The drive back through Mali was straightforward and the border crossings were much easier going back. Some of the policemen thought it quite amusing that we had made such a small excursion into Mali, but although we were disappointed with such a small stay in Mali, we really needed to be realistic about how many kilometres we could cover in a day. And we need to be back to Accra at the week-end, so now we can take the return journal much more steadily. Passing a disused railway bridge that we had noticed on the way out, we stopped to take pictures of the bridge and the children and women carrying water on their heads were happy to be photographed as well.
We got a great welcome from the staff at the Hotel L’Auberge when we returned. It seems that they were particularly delighted to know that Bobo Dioulasso was more to our liking than Mail. I got the same room as yesterday, only this time it seemed fresher and everything had been cleaned properly. They had sprayed the corridors and rooms with insecticide, so we could be a bit more relaxed about mosquitoes for a while. We went to a restaurant for dinner, one run by nuns, called L’eau Vive. It was an outdoor restaurant in the courtyard of their accommodation, and the food was very good. I had a mushroom pizza with salad and chips. We had a beer with the meal, and as this was our second beer, Sammie went back to the hotel at the end of dinner, and Roine and I went to find the bar we’d seen on our first night in Bob when we were looking for something to drink. We had tried this place first the previous night, and it was deserted. They said then that it never really got going until 8 pm. As it was now 9 pm, we wanted to see what it was like with people in it.

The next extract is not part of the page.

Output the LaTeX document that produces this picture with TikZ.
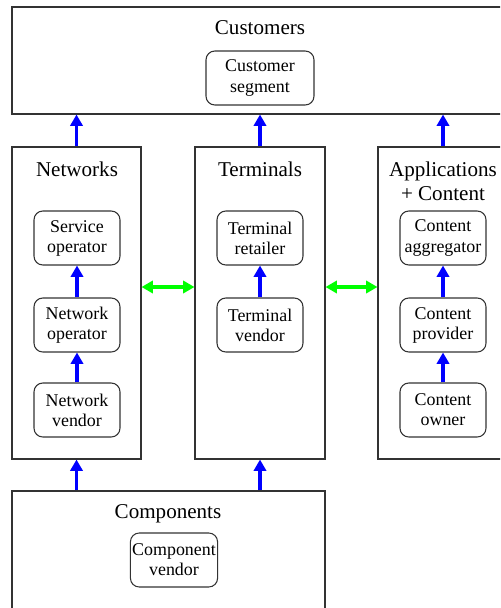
\documentclass[tikz,border=0pt]{standalone}
\usepackage{fontspec}
\setmainfont{Liberation Serif}
\usetikzlibrary{arrows.meta, fit}

\tikzset{
  group/.style={draw=black!80, line width=0.6pt, inner sep=0pt},
  actor/.style={draw=black!80, line width=0.6pt, rounded corners=5pt,
    minimum width=1.72cm, minimum height=1.08cm, inner sep=1pt,
    align=center, font=\fontsize{10.2}{11.4}\selectfont},
  title/.style={align=center, font=\fontsize{12}{13.8}\selectfont},
  flow/.style={blue, line width=1.8pt, -{Triangle[length=6.5pt,width=7pt]}},
  link/.style={green, line width=2.1pt,
    {Triangle[length=6.5pt,width=7pt]}-{Triangle[length=6.5pt,width=7pt]}}
}

\begin{document}
\begin{tikzpicture}[x=0.02cm, y=-0.02cm]
    \useasboundingbox (0,0) rectangle (500,608);
    \clip (0,0) rectangle (500,608);

    % layers
    \node[group, fit={(12,7) (508,114)}] (cust) {};
    \node[group, fit={(12,147) (141,459)}] (net) {};
    \node[group, fit={(195,147) (325,459)}] (term) {};
    \node[group, fit={(378,147) (508,459)}] (apps) {};
    \node[group, fit={(12,491) (325,640)}] (comp) {};

    \node[title, anchor=base] (custtitle) at (260,35) {Customers};
    \node[title, anchor=base] (nettitle) at (77,176) {Networks};
    \node[title, anchor=base] (termtitle) at (260,176) {Terminals};
    \node[title] (appstitle) at (443,181) {Applications\\+ Content};
    \node[title, anchor=base] (comptitle) at (168,518) {Components};

    % players
    \node[actor, minimum width=2.16cm] (segment) at (260,78) {Customer\\segment};
    \node[actor] (service) at (77,238) {Service\\operator};
    \node[actor] (netop) at (77,325) {Network\\operator};
    \node[actor] (netvendor) at (77,410) {Network\\vendor};
    \node[actor] (retailer) at (260,238) {Terminal\\retailer};
    \node[actor] (termvendor) at (260,325) {Terminal\\vendor};
    \node[actor] (aggregator) at (443,238) {Content\\aggregator};
    \node[actor] (provider) at (443,325) {Content\\provider};
    \node[actor] (owner) at (443,410) {Content\\owner};
    \node[actor] (compvendor) at (174,560) {Component\\vendor};

    \draw[flow] (netop) -- (service);
    \draw[flow] (netvendor) -- (netop);
    \draw[flow] (termvendor) -- (retailer);
    \draw[flow] (provider) -- (aggregator);
    \draw[flow] (owner) -- (provider);

    \draw[flow] (net.north) -- (net.north |- cust.south);
    \draw[flow] (term.north) -- (term.north |- cust.south);
    \draw[flow] (apps.north) -- (apps.north |- cust.south);
    \draw[flow] (comp.north -| net.south) -- (net.south);
    \draw[flow] (comp.north -| term.south) -- (term.south);

    \coordinate (mid) at (0,287);
    \draw[link] (net.east |- mid) -- (term.west |- mid);
    \draw[link] (term.east |- mid) -- (apps.west |- mid);
\end{tikzpicture}
\end{document}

When we got there it was already quite dark, and there was lighting at the bar, but none at the tables, so we were sat outside in darkness, watching the other customers and enjoying our beer. The music was mostly good West African stuff, with the occasional bit of crappy West African pop thrown in for good measure. Every time a new bunch of people entered, they cranked up the volume a little bit, until the loudspeakers were almost tearing themselves apart in the bass notes. The dance floor in the middle of the area had a shelter over it, and after a while some paltry disco lights flashed on intermittently. Eventually a couple stood up to dance awkwardly and jerked around for a bit, not quite in time with the music. This confirmed Roine’s theory that not all Africans had rhythm in their blood. Walking back across town at this time of night, the place now had a feeling of familiarity about it. Most of the people patrolling the streets looking for tourists had already seen us about and now left us alone, and it was a great feeling just walking along streets where people were getting on with their lives. We passed one of the continuous barbecues that are all over the town, where slow-burning mahogany logs are used to cook cuts of meat that have been tickled by millions of flies. The smell of mahogany smoke was a really wonderful part of the atmosphere of Bobo. A great end to a long day.